GOAL:
From the listing below, select every line where the word "Emit" appears.

Code that draws figures:
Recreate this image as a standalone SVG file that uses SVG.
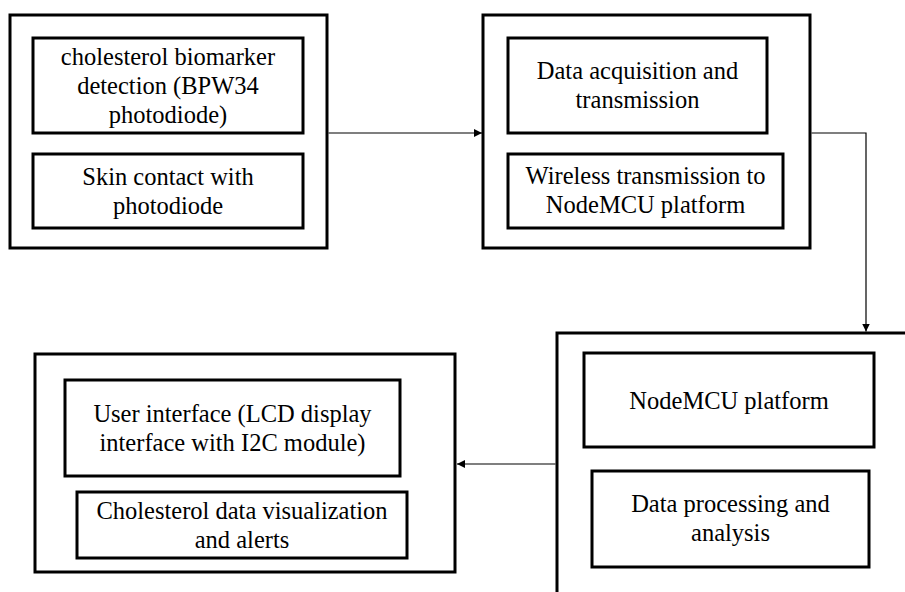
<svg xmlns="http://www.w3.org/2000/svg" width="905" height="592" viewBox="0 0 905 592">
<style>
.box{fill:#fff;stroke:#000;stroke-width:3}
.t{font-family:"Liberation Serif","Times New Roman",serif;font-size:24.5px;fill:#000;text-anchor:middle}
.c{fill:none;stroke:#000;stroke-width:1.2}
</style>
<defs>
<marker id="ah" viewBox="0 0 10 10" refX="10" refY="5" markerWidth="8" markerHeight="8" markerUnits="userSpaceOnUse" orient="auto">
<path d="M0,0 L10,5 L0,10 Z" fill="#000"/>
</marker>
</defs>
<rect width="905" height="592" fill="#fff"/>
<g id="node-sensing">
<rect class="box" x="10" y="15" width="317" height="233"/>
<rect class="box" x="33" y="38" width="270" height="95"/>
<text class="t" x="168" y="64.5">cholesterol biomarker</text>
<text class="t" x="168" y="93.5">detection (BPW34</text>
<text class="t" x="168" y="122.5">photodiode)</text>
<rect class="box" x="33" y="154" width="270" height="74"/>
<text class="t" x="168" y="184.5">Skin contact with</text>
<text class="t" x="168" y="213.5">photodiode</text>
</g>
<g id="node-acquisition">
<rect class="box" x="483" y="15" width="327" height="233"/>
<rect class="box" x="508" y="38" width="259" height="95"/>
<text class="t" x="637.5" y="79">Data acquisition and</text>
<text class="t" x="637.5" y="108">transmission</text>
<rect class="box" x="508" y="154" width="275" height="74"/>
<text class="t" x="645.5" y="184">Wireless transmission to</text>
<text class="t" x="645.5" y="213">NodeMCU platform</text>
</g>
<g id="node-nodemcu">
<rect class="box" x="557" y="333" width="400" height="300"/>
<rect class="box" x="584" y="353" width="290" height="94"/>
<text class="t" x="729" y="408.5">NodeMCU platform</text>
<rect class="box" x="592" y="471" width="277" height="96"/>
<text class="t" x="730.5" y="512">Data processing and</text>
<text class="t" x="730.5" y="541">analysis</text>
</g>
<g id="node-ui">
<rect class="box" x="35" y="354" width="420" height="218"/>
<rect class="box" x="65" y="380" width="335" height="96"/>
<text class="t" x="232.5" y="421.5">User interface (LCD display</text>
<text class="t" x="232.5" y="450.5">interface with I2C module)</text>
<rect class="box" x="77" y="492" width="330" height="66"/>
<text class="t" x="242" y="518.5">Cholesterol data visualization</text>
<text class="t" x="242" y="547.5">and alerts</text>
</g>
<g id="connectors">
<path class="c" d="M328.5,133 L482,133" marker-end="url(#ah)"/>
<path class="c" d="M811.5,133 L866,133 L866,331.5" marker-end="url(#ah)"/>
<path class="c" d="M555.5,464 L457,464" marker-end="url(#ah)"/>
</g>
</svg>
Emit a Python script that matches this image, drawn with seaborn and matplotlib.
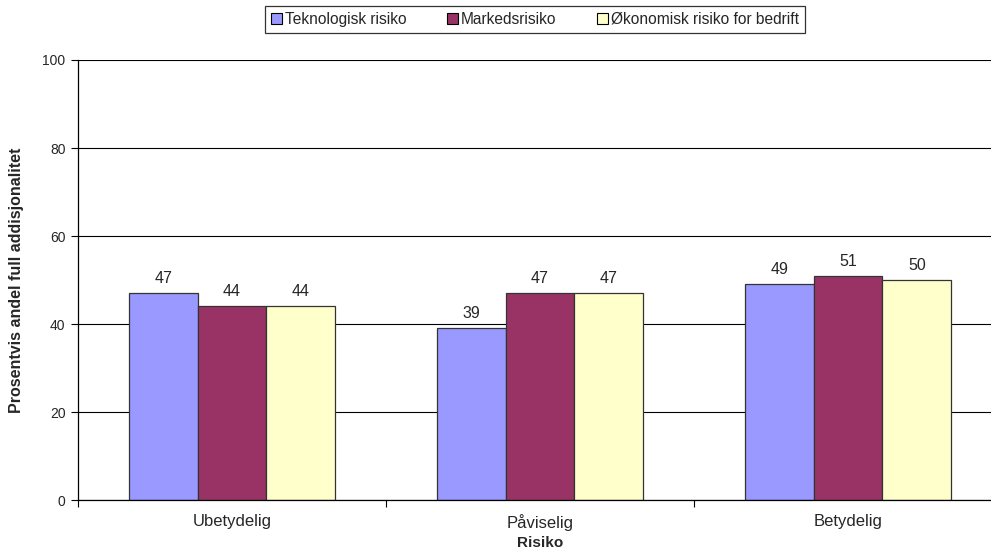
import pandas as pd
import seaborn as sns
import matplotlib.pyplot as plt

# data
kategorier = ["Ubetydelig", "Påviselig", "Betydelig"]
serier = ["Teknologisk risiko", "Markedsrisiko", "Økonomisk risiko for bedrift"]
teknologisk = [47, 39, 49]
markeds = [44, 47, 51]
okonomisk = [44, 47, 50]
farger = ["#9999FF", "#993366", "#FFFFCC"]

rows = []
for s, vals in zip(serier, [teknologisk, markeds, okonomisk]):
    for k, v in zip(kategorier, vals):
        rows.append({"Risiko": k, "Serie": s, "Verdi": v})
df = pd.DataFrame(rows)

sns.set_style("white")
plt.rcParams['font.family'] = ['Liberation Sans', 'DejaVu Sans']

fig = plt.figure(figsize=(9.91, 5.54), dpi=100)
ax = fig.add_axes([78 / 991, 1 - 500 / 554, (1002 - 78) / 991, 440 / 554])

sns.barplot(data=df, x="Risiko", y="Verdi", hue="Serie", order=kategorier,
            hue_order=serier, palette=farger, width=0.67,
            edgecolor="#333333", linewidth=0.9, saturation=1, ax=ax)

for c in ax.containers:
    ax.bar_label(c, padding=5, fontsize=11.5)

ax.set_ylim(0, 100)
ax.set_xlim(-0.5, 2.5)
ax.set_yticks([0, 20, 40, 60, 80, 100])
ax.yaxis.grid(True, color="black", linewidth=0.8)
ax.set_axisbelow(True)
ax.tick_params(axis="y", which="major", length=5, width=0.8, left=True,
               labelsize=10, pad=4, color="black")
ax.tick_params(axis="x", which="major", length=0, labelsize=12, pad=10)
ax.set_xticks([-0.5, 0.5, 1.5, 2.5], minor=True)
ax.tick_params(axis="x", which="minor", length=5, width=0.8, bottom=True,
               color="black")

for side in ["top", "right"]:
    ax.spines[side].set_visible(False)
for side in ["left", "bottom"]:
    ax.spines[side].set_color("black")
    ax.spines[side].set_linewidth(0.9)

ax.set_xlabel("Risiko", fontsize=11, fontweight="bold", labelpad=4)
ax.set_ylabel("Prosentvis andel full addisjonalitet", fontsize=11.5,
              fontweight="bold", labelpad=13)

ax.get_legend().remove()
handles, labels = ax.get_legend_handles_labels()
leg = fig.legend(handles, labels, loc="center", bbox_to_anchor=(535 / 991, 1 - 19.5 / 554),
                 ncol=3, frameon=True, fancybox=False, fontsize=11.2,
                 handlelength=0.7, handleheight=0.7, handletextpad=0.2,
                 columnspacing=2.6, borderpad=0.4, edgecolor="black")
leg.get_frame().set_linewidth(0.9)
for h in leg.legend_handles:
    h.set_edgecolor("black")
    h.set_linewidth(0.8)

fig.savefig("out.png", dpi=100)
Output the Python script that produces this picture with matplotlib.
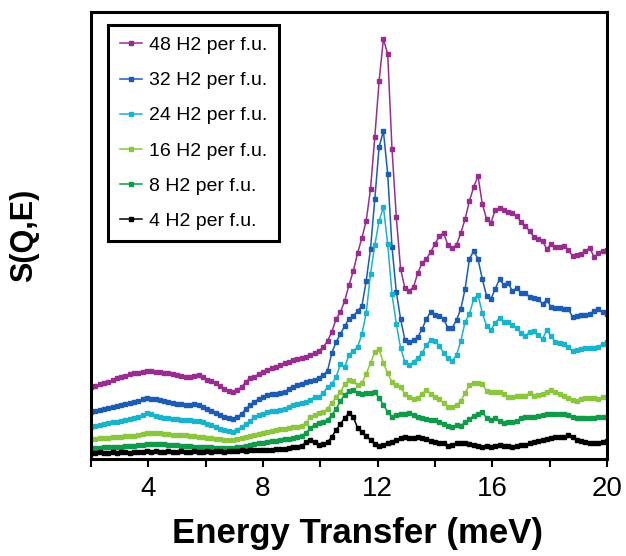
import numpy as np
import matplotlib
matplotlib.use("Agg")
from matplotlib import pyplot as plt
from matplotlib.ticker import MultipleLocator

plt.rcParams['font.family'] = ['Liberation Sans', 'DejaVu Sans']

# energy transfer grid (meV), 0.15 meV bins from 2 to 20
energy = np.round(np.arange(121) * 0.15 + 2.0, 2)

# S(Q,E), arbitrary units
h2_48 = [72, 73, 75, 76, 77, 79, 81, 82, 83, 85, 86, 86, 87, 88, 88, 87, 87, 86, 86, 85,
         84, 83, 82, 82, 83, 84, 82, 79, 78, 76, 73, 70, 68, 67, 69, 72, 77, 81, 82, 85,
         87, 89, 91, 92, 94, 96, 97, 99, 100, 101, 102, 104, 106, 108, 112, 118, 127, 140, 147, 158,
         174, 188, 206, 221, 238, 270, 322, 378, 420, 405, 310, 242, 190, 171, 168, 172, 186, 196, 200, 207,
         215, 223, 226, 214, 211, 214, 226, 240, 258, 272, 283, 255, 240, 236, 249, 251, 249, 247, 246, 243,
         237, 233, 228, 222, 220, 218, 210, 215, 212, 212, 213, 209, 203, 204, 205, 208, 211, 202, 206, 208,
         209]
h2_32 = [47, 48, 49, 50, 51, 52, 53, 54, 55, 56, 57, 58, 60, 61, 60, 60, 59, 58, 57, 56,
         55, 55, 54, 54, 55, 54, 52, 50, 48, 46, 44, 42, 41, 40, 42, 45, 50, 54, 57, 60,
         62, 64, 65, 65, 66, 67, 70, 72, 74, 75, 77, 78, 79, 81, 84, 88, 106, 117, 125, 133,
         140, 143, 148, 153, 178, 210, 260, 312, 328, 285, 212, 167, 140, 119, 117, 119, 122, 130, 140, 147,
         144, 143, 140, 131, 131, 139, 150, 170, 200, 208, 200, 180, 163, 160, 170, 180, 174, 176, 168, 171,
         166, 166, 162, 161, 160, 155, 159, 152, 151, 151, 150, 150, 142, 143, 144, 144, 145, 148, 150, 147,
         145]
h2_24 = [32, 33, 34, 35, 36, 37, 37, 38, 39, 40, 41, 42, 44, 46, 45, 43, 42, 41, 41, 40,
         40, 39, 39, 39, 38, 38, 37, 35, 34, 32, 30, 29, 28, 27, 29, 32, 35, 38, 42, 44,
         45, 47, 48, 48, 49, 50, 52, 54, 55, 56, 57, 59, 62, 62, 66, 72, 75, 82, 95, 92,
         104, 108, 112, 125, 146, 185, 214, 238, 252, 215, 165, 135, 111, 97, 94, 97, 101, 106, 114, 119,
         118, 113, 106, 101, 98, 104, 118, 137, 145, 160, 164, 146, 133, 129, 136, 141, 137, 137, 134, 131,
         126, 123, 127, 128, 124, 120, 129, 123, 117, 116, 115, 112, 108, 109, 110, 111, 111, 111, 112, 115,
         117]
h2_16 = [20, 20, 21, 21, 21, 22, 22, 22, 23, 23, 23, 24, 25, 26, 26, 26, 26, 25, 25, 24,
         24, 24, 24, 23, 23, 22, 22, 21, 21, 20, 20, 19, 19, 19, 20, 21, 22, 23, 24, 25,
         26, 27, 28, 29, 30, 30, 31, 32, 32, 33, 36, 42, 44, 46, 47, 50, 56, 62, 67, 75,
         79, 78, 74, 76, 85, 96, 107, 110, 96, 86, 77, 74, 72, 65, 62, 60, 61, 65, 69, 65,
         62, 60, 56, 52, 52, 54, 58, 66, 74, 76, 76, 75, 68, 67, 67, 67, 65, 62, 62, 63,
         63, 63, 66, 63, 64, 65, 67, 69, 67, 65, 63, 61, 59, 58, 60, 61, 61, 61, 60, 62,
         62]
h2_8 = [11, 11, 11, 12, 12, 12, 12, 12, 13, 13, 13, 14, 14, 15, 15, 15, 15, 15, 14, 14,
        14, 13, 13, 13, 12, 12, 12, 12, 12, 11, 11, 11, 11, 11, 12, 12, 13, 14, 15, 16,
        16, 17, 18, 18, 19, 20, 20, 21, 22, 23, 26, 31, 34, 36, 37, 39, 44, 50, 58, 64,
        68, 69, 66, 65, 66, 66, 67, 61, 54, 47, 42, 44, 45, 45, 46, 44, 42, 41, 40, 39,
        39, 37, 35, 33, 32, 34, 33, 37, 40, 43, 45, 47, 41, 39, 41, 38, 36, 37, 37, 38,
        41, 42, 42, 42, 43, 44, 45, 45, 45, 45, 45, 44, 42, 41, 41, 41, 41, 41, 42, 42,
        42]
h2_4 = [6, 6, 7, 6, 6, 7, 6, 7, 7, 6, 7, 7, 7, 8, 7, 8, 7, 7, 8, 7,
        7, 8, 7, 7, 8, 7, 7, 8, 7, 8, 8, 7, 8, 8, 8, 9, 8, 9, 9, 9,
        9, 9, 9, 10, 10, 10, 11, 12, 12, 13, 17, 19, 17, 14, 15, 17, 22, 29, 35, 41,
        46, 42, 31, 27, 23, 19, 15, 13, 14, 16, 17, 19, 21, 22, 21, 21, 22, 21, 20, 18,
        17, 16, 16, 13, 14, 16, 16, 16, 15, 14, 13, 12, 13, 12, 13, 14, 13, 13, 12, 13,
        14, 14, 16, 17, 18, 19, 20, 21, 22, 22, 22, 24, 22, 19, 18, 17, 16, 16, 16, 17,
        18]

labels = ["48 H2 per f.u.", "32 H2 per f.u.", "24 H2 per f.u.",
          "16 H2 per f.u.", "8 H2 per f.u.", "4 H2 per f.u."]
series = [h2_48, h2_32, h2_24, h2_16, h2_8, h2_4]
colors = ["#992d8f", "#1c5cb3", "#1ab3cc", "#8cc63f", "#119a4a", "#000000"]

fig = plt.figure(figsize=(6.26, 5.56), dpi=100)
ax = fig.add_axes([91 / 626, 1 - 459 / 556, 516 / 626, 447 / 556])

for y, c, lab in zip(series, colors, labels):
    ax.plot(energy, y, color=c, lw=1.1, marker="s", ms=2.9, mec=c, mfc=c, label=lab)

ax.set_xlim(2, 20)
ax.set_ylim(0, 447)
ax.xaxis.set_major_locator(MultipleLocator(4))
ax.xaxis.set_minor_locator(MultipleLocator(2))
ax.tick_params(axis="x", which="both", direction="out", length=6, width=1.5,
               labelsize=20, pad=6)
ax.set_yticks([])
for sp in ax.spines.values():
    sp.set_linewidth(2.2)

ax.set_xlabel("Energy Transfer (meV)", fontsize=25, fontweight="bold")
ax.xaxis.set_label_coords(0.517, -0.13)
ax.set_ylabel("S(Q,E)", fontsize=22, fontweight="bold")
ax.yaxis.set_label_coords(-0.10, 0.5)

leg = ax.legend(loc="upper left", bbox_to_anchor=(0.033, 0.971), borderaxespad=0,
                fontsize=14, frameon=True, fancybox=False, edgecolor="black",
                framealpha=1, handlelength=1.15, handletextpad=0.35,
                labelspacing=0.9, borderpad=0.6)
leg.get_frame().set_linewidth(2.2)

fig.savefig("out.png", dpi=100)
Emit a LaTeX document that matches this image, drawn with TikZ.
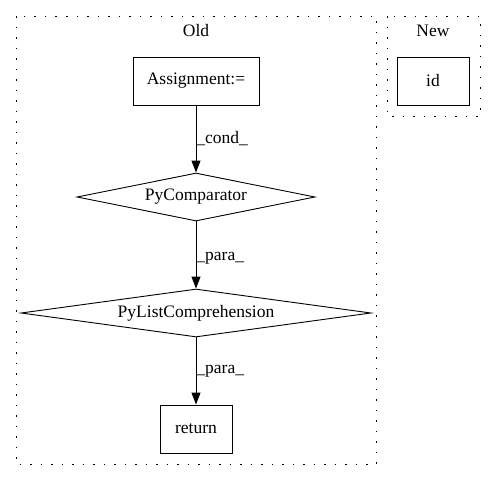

SOLUTION TO THIS PROBLEM:
Emit a Python script that matches this image, drawn with seaborn and matplotlib.
Emit a LaTeX document that matches this image, drawn with TikZ.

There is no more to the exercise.